(TASK DESCRIPTION): Leave out the pictures, then reproduce the rest of the material exactly.

§

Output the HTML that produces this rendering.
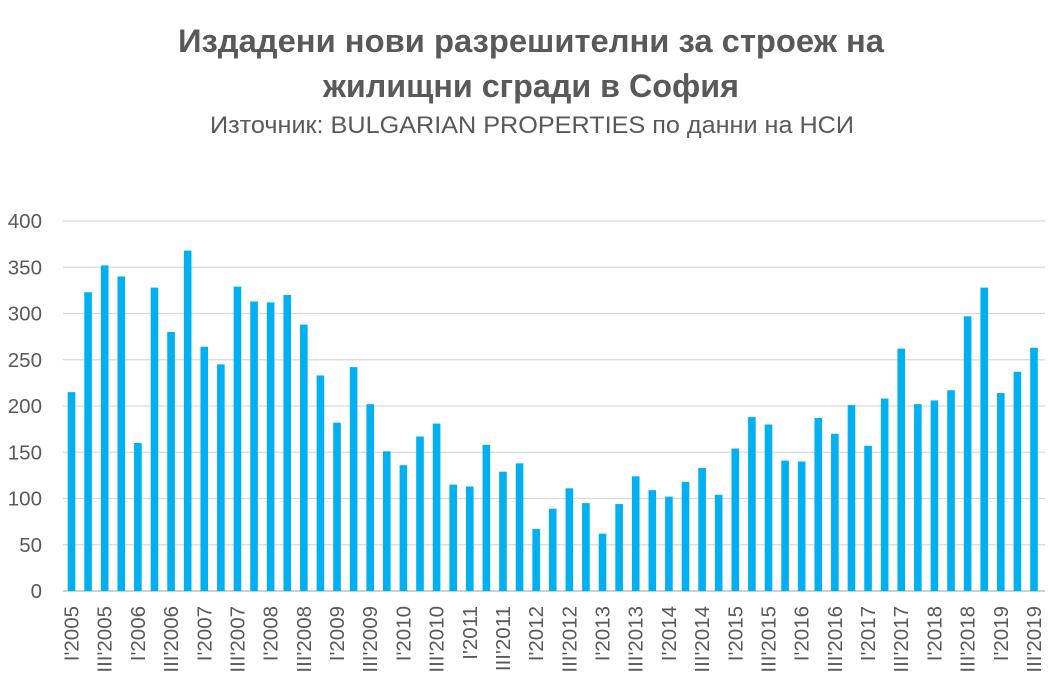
<!DOCTYPE html>
<html><head><meta charset="utf-8"><style>
body{margin:0;background:#fff;}
svg text{font-family:"Liberation Sans","DejaVu Sans",sans-serif;fill:#595959;}
</style></head><body>
<svg width="1063" height="695" xmlns="http://www.w3.org/2000/svg">
<text x="531" y="52" text-anchor="middle" font-size="32.5" font-weight="bold" textLength="706" lengthAdjust="spacingAndGlyphs">Издадени нови разрешителни за строеж на</text>
<text x="531" y="97" text-anchor="middle" font-size="32.5" font-weight="bold" textLength="416" lengthAdjust="spacingAndGlyphs">жилищни сгради в София</text>
<text x="532" y="133" text-anchor="middle" font-size="24" textLength="644" lengthAdjust="spacingAndGlyphs">Източник: BULGARIAN PROPERTIES по данни на НСИ</text>
<g id="g"></g>
</svg>
<script>
const v=[215,323,352,340,160,328,280,368,264,245,329,313,312,320,288,233,182,242,202,151,136,167,181,115,113,158,129,138,67,89,111,95,62,94,124,109,102,118,133,104,154,188,180,141,140,187,170,201,157,208,262,202,206,217,297,328,214,237,263];
const g=document.getElementById('g');let s='';
const y0=591,k=370/400;
for(let i=0;i<=8;i++){const y=y0-i*50*k;s+=`<line x1="63" x2="1045" y1="${y}" y2="${y}" stroke="${i?'#d9d9d9':'#d0d0d0'}" stroke-width="${i?1.3:2}"/><text x="42" y="${y+7}" text-anchor="end" font-size="20.5">${i*50}</text>`;}
const step=(1034-71.5)/58;
v.forEach((d,i)=>{const cx=71.5+i*step;s+=`<rect x="${cx-3.8}" y="${y0-d*k}" width="7.6" height="${d*k}" fill="#00b0f0"/>`;
if(i%2==0){const q=i%4==0?'I':'III';const yr=2005+Math.floor(i/4);s+=`<text transform="translate(${cx+7},606) rotate(-90)" text-anchor="end" font-size="20.5">${q}'${yr}</text>`;}});
g.innerHTML=s;
</script>
</body></html>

§

(FINAL ANSWER):
Output the HTML that produces this rendering.
<!DOCTYPE html>
<html><head><meta charset="utf-8"><style>
body{margin:0;background:#fff;}
svg text{font-family:"Liberation Sans","DejaVu Sans",sans-serif;fill:#595959;}
</style></head><body>
<svg width="1063" height="695" xmlns="http://www.w3.org/2000/svg">
<text x="531" y="52" text-anchor="middle" font-size="32.5" font-weight="bold" textLength="706" lengthAdjust="spacingAndGlyphs">Издадени нови разрешителни за строеж на</text>
<text x="531" y="97" text-anchor="middle" font-size="32.5" font-weight="bold" textLength="416" lengthAdjust="spacingAndGlyphs">жилищни сгради в София</text>
<text x="532" y="133" text-anchor="middle" font-size="24" textLength="644" lengthAdjust="spacingAndGlyphs">Източник: BULGARIAN PROPERTIES по данни на НСИ</text>
<g id="g"></g>
</svg>
<script>
const v=[215,323,352,340,160,328,280,368,264,245,329,313,312,320,288,233,182,242,202,151,136,167,181,115,113,158,129,138,67,89,111,95,62,94,124,109,102,118,133,104,154,188,180,141,140,187,170,201,157,208,262,202,206,217,297,328,214,237,263];
const g=document.getElementById('g');let s='';
const y0=591,k=370/400;
for(let i=0;i<=8;i++){const y=y0-i*50*k;s+=`<line x1="63" x2="1045" y1="${y}" y2="${y}" stroke="${i?'#d9d9d9':'#d0d0d0'}" stroke-width="${i?1.3:2}"/><text x="42" y="${y+7}" text-anchor="end" font-size="20.5">${i*50}</text>`;}
const step=(1034-71.5)/58;
v.forEach((d,i)=>{const cx=71.5+i*step;s+=`<rect x="${cx-3.8}" y="${y0-d*k}" width="7.6" height="${d*k}" fill="#00b0f0"/>`;
if(i%2==0){const q=i%4==0?'I':'III';const yr=2005+Math.floor(i/4);s+=`<text transform="translate(${cx+7},606) rotate(-90)" text-anchor="end" font-size="20.5">${q}'${yr}</text>`;}});
g.innerHTML=s;
</script>
</body></html>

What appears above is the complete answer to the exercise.